--- START OF DATA ---

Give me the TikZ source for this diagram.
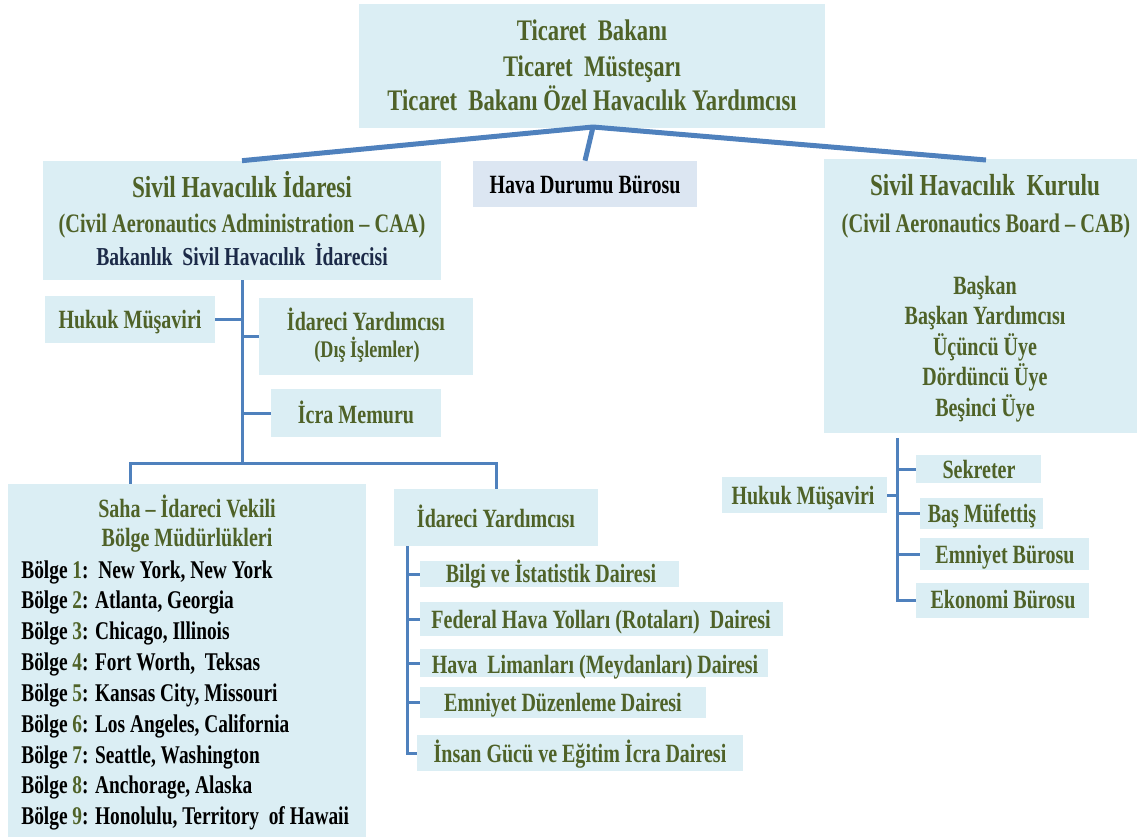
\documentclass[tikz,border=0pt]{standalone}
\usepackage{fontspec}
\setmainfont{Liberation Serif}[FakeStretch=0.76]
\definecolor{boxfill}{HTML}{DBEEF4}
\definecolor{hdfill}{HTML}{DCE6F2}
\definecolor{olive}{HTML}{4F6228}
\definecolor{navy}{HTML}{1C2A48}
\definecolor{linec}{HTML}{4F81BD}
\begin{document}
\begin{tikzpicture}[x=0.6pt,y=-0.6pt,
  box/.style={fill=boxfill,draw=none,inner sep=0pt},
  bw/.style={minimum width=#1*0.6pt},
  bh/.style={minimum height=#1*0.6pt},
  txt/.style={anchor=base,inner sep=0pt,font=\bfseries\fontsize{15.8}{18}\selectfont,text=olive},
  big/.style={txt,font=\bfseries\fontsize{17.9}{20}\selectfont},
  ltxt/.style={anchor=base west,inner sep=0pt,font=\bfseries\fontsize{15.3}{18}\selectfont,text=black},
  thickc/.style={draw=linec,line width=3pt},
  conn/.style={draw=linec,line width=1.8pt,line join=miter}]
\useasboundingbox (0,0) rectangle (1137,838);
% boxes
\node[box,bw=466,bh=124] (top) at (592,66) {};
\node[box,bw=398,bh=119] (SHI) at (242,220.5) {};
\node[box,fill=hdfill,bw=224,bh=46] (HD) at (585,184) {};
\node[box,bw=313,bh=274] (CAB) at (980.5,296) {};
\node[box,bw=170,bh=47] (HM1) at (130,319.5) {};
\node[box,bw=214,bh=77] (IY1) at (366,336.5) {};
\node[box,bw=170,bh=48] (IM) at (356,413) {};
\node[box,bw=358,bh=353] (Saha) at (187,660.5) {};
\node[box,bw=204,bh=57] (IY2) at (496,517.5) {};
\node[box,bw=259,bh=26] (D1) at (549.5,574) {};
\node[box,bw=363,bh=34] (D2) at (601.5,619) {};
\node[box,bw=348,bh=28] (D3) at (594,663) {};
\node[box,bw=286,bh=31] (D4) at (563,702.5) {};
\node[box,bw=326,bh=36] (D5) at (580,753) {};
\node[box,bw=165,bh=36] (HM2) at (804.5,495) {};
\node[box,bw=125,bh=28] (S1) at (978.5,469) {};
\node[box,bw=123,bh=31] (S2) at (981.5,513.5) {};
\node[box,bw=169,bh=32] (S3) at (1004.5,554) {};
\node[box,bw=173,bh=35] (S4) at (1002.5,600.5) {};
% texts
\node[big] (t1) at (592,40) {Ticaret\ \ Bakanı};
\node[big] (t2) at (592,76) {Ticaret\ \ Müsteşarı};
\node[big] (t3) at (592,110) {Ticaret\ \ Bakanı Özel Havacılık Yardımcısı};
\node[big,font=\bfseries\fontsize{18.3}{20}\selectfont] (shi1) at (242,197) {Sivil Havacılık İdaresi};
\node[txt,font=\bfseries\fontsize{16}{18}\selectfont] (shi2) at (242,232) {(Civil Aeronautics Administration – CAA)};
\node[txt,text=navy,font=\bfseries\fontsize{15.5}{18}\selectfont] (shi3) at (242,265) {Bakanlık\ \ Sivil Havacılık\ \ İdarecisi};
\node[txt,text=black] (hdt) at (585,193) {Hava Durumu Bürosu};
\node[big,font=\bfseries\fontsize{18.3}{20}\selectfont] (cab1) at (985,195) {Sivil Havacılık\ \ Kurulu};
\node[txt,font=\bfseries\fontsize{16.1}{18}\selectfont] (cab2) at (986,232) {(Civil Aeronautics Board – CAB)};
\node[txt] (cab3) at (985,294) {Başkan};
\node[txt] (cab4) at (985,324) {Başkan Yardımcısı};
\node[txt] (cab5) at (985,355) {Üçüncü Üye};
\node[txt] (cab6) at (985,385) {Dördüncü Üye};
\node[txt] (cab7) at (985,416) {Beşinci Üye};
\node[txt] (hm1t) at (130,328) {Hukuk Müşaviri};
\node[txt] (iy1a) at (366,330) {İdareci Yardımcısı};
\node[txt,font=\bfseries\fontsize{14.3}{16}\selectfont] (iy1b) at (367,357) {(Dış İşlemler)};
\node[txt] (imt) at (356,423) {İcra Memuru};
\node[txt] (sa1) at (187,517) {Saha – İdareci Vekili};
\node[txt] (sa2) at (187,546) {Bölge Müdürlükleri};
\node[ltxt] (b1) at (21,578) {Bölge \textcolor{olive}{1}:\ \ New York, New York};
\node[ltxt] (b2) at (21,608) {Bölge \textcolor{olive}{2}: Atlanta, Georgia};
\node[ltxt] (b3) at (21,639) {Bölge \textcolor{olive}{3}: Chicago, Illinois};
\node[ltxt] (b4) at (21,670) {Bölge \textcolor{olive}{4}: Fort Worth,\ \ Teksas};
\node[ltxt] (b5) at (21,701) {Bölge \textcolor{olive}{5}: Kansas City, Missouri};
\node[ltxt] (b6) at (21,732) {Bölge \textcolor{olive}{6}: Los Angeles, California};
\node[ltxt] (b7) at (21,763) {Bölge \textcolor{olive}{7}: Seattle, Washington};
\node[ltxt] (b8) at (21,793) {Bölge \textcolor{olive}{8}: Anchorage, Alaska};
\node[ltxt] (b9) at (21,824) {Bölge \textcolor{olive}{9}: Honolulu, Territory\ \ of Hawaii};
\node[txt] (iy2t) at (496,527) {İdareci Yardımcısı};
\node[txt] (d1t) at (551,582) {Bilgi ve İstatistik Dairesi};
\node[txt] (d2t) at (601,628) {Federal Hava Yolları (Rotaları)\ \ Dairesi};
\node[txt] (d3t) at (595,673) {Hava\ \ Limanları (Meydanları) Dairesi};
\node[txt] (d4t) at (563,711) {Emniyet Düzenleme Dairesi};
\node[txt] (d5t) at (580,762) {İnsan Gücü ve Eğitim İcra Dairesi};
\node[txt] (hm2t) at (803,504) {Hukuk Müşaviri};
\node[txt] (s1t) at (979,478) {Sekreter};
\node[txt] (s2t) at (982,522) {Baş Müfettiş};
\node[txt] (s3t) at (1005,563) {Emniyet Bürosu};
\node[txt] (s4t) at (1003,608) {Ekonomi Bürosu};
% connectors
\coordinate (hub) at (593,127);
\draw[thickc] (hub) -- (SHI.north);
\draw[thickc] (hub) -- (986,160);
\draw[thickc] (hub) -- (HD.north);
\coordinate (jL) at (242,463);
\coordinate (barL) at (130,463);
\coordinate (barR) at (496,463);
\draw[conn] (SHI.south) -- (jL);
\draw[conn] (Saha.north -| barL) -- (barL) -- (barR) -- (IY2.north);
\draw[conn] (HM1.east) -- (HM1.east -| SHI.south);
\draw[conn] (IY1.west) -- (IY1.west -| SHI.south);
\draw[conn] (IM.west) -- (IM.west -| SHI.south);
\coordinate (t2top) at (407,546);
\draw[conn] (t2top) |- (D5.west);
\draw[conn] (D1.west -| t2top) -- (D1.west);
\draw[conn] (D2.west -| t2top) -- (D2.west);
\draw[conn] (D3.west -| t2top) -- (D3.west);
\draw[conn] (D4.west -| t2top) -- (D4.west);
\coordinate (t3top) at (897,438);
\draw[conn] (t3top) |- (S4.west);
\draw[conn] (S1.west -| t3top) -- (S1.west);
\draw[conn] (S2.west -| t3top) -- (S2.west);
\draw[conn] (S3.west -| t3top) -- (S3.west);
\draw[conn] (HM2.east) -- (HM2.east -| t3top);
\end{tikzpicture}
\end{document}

--- END OF DATA ---

• INSTRUCTIONS TO FOLLOW
Your task is an exact transcription of all the data, minus the pictures.

• CORRECT OUTPUT
Give me the TikZ source for this diagram.
\documentclass[tikz,border=0pt]{standalone}
\usepackage{fontspec}
\setmainfont{Liberation Serif}[FakeStretch=0.76]
\definecolor{boxfill}{HTML}{DBEEF4}
\definecolor{hdfill}{HTML}{DCE6F2}
\definecolor{olive}{HTML}{4F6228}
\definecolor{navy}{HTML}{1C2A48}
\definecolor{linec}{HTML}{4F81BD}
\begin{document}
\begin{tikzpicture}[x=0.6pt,y=-0.6pt,
  box/.style={fill=boxfill,draw=none,inner sep=0pt},
  bw/.style={minimum width=#1*0.6pt},
  bh/.style={minimum height=#1*0.6pt},
  txt/.style={anchor=base,inner sep=0pt,font=\bfseries\fontsize{15.8}{18}\selectfont,text=olive},
  big/.style={txt,font=\bfseries\fontsize{17.9}{20}\selectfont},
  ltxt/.style={anchor=base west,inner sep=0pt,font=\bfseries\fontsize{15.3}{18}\selectfont,text=black},
  thickc/.style={draw=linec,line width=3pt},
  conn/.style={draw=linec,line width=1.8pt,line join=miter}]
\useasboundingbox (0,0) rectangle (1137,838);
% boxes
\node[box,bw=466,bh=124] (top) at (592,66) {};
\node[box,bw=398,bh=119] (SHI) at (242,220.5) {};
\node[box,fill=hdfill,bw=224,bh=46] (HD) at (585,184) {};
\node[box,bw=313,bh=274] (CAB) at (980.5,296) {};
\node[box,bw=170,bh=47] (HM1) at (130,319.5) {};
\node[box,bw=214,bh=77] (IY1) at (366,336.5) {};
\node[box,bw=170,bh=48] (IM) at (356,413) {};
\node[box,bw=358,bh=353] (Saha) at (187,660.5) {};
\node[box,bw=204,bh=57] (IY2) at (496,517.5) {};
\node[box,bw=259,bh=26] (D1) at (549.5,574) {};
\node[box,bw=363,bh=34] (D2) at (601.5,619) {};
\node[box,bw=348,bh=28] (D3) at (594,663) {};
\node[box,bw=286,bh=31] (D4) at (563,702.5) {};
\node[box,bw=326,bh=36] (D5) at (580,753) {};
\node[box,bw=165,bh=36] (HM2) at (804.5,495) {};
\node[box,bw=125,bh=28] (S1) at (978.5,469) {};
\node[box,bw=123,bh=31] (S2) at (981.5,513.5) {};
\node[box,bw=169,bh=32] (S3) at (1004.5,554) {};
\node[box,bw=173,bh=35] (S4) at (1002.5,600.5) {};
% texts
\node[big] (t1) at (592,40) {Ticaret\ \ Bakanı};
\node[big] (t2) at (592,76) {Ticaret\ \ Müsteşarı};
\node[big] (t3) at (592,110) {Ticaret\ \ Bakanı Özel Havacılık Yardımcısı};
\node[big,font=\bfseries\fontsize{18.3}{20}\selectfont] (shi1) at (242,197) {Sivil Havacılık İdaresi};
\node[txt,font=\bfseries\fontsize{16}{18}\selectfont] (shi2) at (242,232) {(Civil Aeronautics Administration – CAA)};
\node[txt,text=navy,font=\bfseries\fontsize{15.5}{18}\selectfont] (shi3) at (242,265) {Bakanlık\ \ Sivil Havacılık\ \ İdarecisi};
\node[txt,text=black] (hdt) at (585,193) {Hava Durumu Bürosu};
\node[big,font=\bfseries\fontsize{18.3}{20}\selectfont] (cab1) at (985,195) {Sivil Havacılık\ \ Kurulu};
\node[txt,font=\bfseries\fontsize{16.1}{18}\selectfont] (cab2) at (986,232) {(Civil Aeronautics Board – CAB)};
\node[txt] (cab3) at (985,294) {Başkan};
\node[txt] (cab4) at (985,324) {Başkan Yardımcısı};
\node[txt] (cab5) at (985,355) {Üçüncü Üye};
\node[txt] (cab6) at (985,385) {Dördüncü Üye};
\node[txt] (cab7) at (985,416) {Beşinci Üye};
\node[txt] (hm1t) at (130,328) {Hukuk Müşaviri};
\node[txt] (iy1a) at (366,330) {İdareci Yardımcısı};
\node[txt,font=\bfseries\fontsize{14.3}{16}\selectfont] (iy1b) at (367,357) {(Dış İşlemler)};
\node[txt] (imt) at (356,423) {İcra Memuru};
\node[txt] (sa1) at (187,517) {Saha – İdareci Vekili};
\node[txt] (sa2) at (187,546) {Bölge Müdürlükleri};
\node[ltxt] (b1) at (21,578) {Bölge \textcolor{olive}{1}:\ \ New York, New York};
\node[ltxt] (b2) at (21,608) {Bölge \textcolor{olive}{2}: Atlanta, Georgia};
\node[ltxt] (b3) at (21,639) {Bölge \textcolor{olive}{3}: Chicago, Illinois};
\node[ltxt] (b4) at (21,670) {Bölge \textcolor{olive}{4}: Fort Worth,\ \ Teksas};
\node[ltxt] (b5) at (21,701) {Bölge \textcolor{olive}{5}: Kansas City, Missouri};
\node[ltxt] (b6) at (21,732) {Bölge \textcolor{olive}{6}: Los Angeles, California};
\node[ltxt] (b7) at (21,763) {Bölge \textcolor{olive}{7}: Seattle, Washington};
\node[ltxt] (b8) at (21,793) {Bölge \textcolor{olive}{8}: Anchorage, Alaska};
\node[ltxt] (b9) at (21,824) {Bölge \textcolor{olive}{9}: Honolulu, Territory\ \ of Hawaii};
\node[txt] (iy2t) at (496,527) {İdareci Yardımcısı};
\node[txt] (d1t) at (551,582) {Bilgi ve İstatistik Dairesi};
\node[txt] (d2t) at (601,628) {Federal Hava Yolları (Rotaları)\ \ Dairesi};
\node[txt] (d3t) at (595,673) {Hava\ \ Limanları (Meydanları) Dairesi};
\node[txt] (d4t) at (563,711) {Emniyet Düzenleme Dairesi};
\node[txt] (d5t) at (580,762) {İnsan Gücü ve Eğitim İcra Dairesi};
\node[txt] (hm2t) at (803,504) {Hukuk Müşaviri};
\node[txt] (s1t) at (979,478) {Sekreter};
\node[txt] (s2t) at (982,522) {Baş Müfettiş};
\node[txt] (s3t) at (1005,563) {Emniyet Bürosu};
\node[txt] (s4t) at (1003,608) {Ekonomi Bürosu};
% connectors
\coordinate (hub) at (593,127);
\draw[thickc] (hub) -- (SHI.north);
\draw[thickc] (hub) -- (986,160);
\draw[thickc] (hub) -- (HD.north);
\coordinate (jL) at (242,463);
\coordinate (barL) at (130,463);
\coordinate (barR) at (496,463);
\draw[conn] (SHI.south) -- (jL);
\draw[conn] (Saha.north -| barL) -- (barL) -- (barR) -- (IY2.north);
\draw[conn] (HM1.east) -- (HM1.east -| SHI.south);
\draw[conn] (IY1.west) -- (IY1.west -| SHI.south);
\draw[conn] (IM.west) -- (IM.west -| SHI.south);
\coordinate (t2top) at (407,546);
\draw[conn] (t2top) |- (D5.west);
\draw[conn] (D1.west -| t2top) -- (D1.west);
\draw[conn] (D2.west -| t2top) -- (D2.west);
\draw[conn] (D3.west -| t2top) -- (D3.west);
\draw[conn] (D4.west -| t2top) -- (D4.west);
\coordinate (t3top) at (897,438);
\draw[conn] (t3top) |- (S4.west);
\draw[conn] (S1.west -| t3top) -- (S1.west);
\draw[conn] (S2.west -| t3top) -- (S2.west);
\draw[conn] (S3.west -| t3top) -- (S3.west);
\draw[conn] (HM2.east) -- (HM2.east -| t3top);
\end{tikzpicture}
\end{document}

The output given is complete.